* **The problem**: Go through the lines below. Copy those with "matplotlib".

* **Exercise material**:
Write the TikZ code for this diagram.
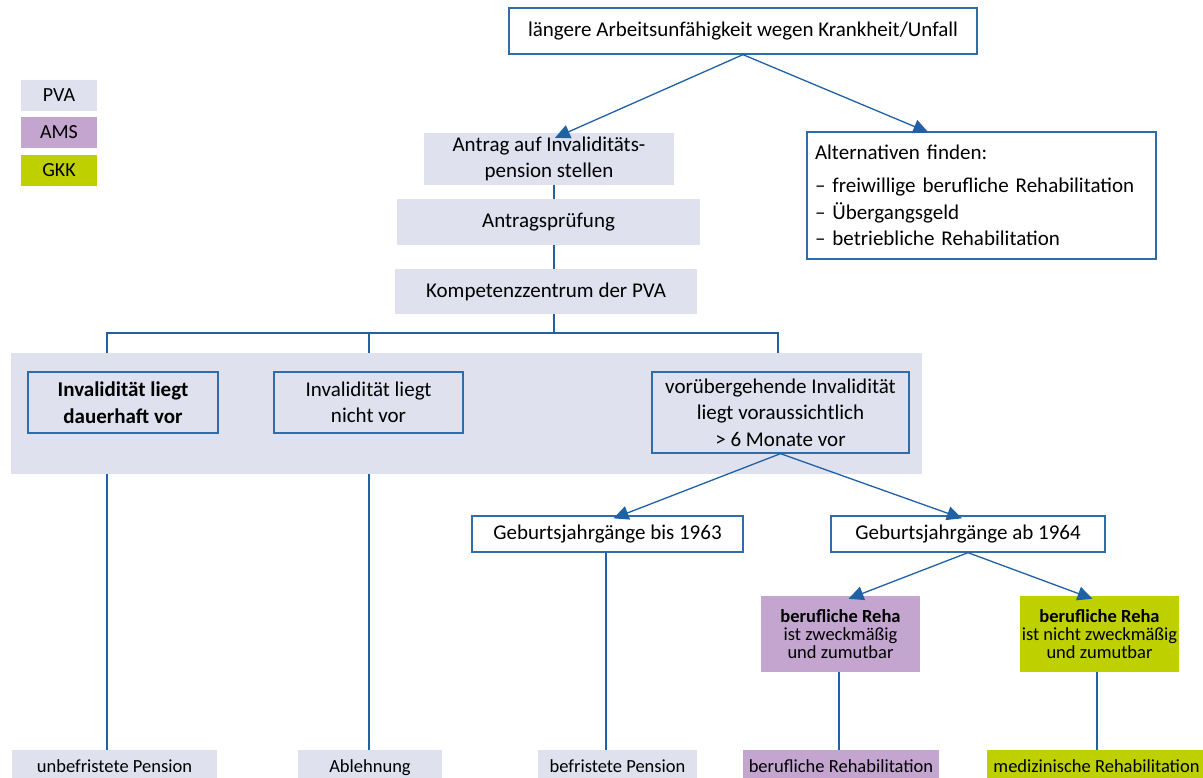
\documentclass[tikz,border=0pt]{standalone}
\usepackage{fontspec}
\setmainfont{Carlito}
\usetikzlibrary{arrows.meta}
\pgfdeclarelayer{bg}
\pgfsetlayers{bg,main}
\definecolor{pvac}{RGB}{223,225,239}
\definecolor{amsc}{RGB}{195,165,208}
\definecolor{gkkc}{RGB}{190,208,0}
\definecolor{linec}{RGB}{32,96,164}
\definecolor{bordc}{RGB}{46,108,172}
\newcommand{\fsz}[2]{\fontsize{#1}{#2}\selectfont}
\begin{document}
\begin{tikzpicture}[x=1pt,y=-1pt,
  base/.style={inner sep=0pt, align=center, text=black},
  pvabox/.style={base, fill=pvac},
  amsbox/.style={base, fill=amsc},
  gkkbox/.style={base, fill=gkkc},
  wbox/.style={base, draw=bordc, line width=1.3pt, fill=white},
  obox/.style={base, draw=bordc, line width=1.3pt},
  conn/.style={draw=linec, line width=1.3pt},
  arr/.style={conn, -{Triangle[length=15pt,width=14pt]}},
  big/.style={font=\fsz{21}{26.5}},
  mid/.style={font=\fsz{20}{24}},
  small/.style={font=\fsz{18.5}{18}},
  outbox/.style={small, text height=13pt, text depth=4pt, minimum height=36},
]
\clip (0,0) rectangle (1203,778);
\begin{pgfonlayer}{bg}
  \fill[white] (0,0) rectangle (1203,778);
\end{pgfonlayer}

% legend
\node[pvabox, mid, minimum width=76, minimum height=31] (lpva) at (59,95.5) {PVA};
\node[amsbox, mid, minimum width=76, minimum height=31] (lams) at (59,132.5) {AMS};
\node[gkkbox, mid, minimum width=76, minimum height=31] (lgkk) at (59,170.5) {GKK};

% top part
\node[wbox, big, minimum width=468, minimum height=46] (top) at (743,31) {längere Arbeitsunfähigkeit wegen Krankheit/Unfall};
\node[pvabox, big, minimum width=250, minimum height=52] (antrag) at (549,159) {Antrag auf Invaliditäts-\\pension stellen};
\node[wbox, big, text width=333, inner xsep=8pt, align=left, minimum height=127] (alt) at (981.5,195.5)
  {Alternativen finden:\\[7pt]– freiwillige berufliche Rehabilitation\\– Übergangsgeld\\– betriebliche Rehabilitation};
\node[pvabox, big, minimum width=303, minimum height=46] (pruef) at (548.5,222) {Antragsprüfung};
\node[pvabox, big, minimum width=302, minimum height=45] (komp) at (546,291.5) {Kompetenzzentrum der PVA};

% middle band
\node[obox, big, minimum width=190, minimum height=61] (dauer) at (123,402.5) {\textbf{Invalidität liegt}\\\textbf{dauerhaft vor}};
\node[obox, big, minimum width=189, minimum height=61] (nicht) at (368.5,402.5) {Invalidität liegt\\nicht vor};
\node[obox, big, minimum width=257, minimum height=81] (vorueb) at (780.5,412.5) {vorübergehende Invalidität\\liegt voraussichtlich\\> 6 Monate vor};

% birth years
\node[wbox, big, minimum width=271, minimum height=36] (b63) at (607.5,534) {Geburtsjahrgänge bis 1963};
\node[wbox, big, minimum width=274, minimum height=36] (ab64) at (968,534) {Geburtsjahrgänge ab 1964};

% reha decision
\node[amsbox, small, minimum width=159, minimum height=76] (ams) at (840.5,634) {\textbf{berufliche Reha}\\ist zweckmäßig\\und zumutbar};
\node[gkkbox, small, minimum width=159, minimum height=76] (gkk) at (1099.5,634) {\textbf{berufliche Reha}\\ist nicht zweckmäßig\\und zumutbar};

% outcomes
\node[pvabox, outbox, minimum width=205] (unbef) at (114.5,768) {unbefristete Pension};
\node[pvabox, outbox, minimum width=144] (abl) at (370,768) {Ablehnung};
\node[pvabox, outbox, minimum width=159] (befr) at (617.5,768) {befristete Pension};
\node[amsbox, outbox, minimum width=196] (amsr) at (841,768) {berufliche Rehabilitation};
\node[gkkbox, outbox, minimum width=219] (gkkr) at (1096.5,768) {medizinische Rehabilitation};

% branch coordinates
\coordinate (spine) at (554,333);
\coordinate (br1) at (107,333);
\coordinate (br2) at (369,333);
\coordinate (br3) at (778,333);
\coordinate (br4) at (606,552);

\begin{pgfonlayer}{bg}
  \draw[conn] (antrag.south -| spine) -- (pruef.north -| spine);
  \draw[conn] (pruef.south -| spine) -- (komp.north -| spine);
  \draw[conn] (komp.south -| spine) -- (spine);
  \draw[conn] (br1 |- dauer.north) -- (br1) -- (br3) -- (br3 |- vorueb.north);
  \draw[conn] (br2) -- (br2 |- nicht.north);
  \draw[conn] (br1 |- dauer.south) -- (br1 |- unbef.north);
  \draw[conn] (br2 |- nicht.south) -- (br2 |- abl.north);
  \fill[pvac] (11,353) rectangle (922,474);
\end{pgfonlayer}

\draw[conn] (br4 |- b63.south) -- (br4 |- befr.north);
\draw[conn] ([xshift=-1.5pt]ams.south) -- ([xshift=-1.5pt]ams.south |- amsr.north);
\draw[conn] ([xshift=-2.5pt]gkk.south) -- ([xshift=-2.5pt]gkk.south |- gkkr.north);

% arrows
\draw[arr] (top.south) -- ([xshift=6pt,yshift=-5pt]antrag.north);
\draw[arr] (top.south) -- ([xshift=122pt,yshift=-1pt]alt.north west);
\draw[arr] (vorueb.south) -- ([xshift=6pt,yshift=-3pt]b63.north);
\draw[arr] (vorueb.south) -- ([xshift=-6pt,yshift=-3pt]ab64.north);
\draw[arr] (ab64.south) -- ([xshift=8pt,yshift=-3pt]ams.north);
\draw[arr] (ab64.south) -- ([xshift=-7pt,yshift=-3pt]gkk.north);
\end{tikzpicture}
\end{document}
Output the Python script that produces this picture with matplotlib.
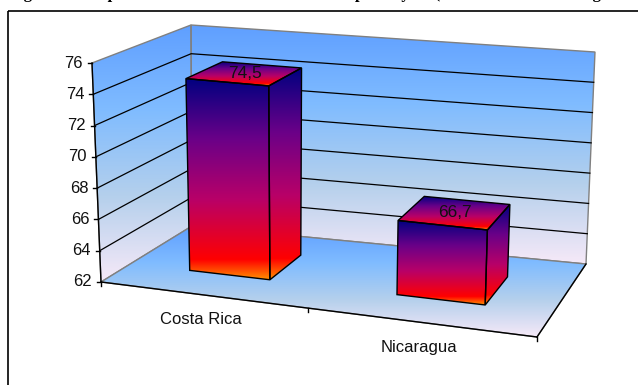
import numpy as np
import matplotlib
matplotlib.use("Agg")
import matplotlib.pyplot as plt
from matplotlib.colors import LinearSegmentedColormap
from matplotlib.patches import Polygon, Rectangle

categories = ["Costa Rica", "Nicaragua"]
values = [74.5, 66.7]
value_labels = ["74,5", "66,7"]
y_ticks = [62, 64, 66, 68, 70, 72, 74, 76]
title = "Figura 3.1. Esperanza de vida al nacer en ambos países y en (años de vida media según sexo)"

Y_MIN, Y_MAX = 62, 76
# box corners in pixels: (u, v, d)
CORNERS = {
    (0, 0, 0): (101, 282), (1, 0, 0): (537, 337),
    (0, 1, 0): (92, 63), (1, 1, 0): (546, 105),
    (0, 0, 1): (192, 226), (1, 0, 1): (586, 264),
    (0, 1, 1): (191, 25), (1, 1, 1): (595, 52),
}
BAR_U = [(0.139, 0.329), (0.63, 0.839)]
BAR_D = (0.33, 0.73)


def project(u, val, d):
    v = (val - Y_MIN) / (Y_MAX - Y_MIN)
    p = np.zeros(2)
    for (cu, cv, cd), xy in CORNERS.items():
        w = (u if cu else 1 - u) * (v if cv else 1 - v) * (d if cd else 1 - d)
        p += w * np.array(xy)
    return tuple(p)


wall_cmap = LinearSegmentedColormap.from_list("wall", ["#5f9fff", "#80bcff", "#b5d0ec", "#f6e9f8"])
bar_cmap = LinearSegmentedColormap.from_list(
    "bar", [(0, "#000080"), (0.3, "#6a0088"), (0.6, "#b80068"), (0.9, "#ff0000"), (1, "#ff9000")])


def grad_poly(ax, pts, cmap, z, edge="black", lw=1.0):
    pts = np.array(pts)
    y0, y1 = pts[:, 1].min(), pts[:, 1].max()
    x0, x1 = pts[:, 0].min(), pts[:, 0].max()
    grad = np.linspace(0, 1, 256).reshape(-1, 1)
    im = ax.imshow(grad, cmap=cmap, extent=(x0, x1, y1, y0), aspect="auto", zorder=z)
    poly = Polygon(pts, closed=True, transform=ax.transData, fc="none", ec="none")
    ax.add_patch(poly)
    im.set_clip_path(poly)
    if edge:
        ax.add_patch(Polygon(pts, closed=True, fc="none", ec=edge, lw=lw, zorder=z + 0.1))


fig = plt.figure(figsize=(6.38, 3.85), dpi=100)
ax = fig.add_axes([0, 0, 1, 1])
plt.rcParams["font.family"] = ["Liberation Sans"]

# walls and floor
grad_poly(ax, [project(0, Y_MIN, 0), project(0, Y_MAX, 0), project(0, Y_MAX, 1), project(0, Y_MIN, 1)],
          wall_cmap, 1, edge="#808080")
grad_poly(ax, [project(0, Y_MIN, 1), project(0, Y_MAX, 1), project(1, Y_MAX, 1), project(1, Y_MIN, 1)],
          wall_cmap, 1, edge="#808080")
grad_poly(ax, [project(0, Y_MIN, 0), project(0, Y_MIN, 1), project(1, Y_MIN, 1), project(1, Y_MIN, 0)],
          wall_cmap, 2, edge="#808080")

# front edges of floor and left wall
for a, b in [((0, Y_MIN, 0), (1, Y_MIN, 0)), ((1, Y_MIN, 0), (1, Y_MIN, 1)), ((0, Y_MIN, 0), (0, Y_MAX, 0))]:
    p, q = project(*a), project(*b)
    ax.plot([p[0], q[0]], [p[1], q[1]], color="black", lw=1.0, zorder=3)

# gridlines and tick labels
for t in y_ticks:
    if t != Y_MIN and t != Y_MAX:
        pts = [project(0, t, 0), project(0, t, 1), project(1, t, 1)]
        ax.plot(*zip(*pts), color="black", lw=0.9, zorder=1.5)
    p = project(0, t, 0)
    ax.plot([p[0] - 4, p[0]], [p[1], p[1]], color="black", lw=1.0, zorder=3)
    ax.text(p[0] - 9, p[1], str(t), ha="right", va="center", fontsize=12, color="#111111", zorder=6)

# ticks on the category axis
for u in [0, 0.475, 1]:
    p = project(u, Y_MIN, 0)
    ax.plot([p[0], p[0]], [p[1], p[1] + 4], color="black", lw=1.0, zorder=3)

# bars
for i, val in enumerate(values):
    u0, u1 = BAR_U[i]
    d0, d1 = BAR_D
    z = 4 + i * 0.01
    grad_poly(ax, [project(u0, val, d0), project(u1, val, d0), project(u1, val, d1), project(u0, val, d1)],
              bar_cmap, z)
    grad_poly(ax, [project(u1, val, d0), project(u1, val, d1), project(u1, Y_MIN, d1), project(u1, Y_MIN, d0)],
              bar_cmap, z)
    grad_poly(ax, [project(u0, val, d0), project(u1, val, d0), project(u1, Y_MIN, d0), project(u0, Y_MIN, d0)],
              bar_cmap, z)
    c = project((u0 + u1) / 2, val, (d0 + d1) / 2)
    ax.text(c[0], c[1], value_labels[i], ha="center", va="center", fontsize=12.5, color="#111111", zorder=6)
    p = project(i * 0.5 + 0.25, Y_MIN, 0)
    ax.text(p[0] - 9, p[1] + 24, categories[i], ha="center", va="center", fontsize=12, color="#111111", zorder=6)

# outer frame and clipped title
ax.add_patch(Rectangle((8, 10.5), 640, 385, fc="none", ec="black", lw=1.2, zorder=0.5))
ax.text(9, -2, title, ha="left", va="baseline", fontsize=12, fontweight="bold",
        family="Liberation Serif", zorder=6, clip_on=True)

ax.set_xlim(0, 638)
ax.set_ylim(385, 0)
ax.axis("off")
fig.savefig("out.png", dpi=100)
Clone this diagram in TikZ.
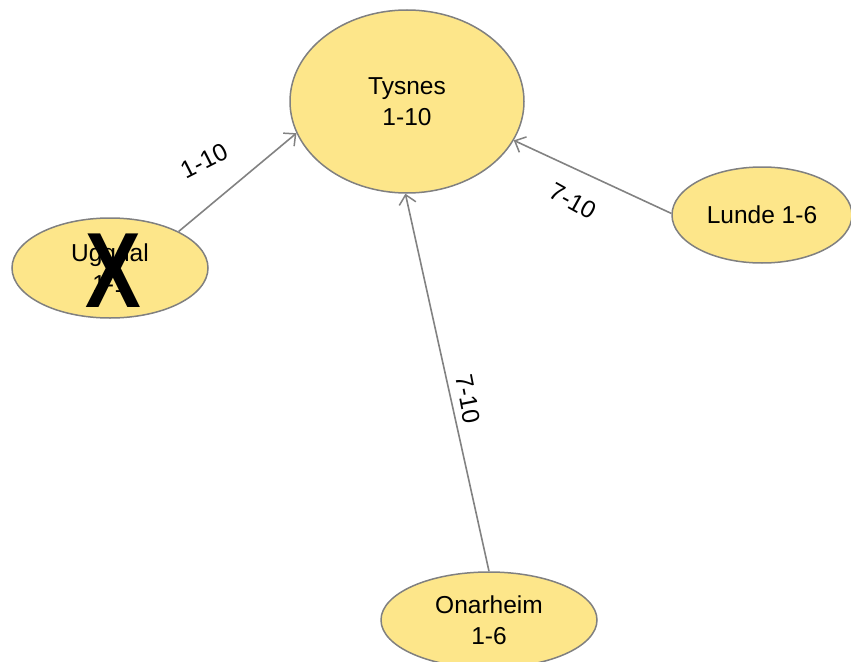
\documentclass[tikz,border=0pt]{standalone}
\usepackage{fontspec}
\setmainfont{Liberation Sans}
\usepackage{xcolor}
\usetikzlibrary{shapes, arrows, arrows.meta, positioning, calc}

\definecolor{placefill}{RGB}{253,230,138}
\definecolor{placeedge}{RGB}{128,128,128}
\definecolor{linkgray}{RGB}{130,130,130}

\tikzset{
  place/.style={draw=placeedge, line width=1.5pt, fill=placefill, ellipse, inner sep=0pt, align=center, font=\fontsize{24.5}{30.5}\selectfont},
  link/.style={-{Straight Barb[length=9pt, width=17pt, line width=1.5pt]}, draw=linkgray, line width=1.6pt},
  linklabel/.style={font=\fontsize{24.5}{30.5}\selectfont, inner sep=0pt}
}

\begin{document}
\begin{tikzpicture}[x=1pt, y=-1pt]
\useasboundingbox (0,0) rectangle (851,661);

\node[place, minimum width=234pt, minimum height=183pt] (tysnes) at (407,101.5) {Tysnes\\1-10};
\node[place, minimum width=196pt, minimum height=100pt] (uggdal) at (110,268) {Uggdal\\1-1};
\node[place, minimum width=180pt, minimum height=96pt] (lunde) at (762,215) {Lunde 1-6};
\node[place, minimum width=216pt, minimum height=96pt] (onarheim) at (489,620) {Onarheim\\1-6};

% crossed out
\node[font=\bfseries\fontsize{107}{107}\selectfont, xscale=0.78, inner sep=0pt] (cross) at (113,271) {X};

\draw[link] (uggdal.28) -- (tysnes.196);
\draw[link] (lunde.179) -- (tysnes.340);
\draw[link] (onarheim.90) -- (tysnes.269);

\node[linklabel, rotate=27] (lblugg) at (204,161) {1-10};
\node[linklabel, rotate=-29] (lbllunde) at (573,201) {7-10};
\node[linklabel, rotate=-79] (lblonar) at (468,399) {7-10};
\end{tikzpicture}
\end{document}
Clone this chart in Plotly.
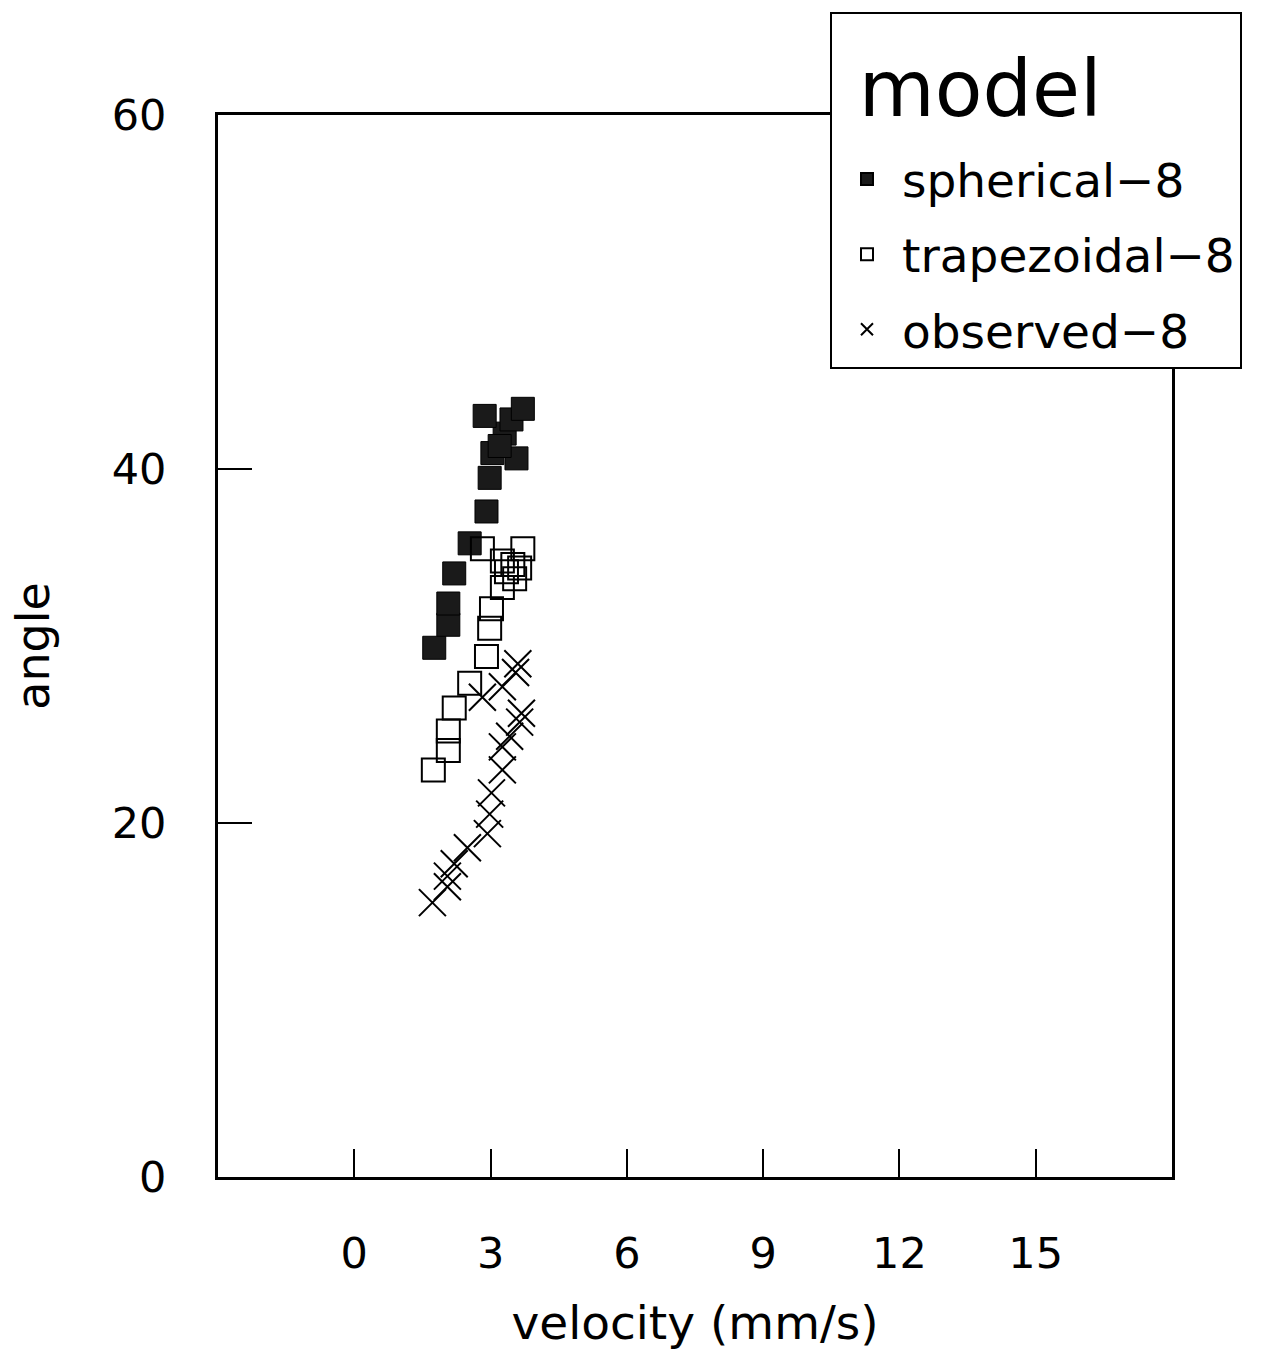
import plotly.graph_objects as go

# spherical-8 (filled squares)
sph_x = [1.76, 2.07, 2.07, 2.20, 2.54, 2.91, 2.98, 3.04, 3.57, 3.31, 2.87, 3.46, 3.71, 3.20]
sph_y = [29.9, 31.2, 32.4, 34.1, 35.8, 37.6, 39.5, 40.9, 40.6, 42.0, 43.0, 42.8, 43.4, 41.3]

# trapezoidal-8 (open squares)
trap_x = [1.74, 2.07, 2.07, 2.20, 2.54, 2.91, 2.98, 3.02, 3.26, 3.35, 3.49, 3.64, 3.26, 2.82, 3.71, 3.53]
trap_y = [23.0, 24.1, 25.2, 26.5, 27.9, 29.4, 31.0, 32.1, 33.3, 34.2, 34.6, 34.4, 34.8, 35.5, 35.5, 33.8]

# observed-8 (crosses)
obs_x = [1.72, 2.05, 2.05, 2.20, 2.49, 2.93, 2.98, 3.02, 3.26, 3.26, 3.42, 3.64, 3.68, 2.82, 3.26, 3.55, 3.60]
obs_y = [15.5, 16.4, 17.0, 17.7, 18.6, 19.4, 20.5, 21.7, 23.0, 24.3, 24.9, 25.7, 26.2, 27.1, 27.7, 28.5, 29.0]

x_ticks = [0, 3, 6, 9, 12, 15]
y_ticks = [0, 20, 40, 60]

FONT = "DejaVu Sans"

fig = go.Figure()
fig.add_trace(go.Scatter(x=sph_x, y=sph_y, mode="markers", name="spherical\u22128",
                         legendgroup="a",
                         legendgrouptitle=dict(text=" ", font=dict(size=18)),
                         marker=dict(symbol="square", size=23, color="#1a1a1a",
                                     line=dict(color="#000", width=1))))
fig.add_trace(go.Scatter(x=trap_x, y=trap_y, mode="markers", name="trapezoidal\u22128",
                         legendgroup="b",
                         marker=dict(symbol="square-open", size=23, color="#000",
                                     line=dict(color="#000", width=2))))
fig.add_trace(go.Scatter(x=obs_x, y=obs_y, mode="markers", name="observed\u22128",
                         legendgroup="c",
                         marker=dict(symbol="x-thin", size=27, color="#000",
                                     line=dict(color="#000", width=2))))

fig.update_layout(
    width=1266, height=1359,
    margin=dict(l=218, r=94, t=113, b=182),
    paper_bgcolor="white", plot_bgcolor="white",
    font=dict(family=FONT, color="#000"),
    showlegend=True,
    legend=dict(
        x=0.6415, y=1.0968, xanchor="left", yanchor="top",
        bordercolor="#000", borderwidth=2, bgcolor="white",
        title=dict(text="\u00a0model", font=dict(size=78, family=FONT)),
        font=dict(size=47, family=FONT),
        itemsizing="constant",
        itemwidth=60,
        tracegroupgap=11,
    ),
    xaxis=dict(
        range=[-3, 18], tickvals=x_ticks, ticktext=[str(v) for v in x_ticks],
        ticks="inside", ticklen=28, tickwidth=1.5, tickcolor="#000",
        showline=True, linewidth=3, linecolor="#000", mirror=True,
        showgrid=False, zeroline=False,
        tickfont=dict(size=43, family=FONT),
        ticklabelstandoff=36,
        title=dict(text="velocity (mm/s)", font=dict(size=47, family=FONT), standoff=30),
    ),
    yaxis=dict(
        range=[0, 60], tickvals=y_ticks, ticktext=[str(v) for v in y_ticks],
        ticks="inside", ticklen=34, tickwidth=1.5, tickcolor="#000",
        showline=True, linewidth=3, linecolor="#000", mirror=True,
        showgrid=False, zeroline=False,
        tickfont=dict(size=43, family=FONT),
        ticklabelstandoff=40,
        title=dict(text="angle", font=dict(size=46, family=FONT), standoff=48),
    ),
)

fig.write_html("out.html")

* **Solution to this problem**:
Output the Python script that produces this picture with matplotlib.
import matplotlib
matplotlib.use("Agg")
import matplotlib.pyplot as plt
from matplotlib.colors import LinearSegmentedColormap
from matplotlib.patches import Polygon, Rectangle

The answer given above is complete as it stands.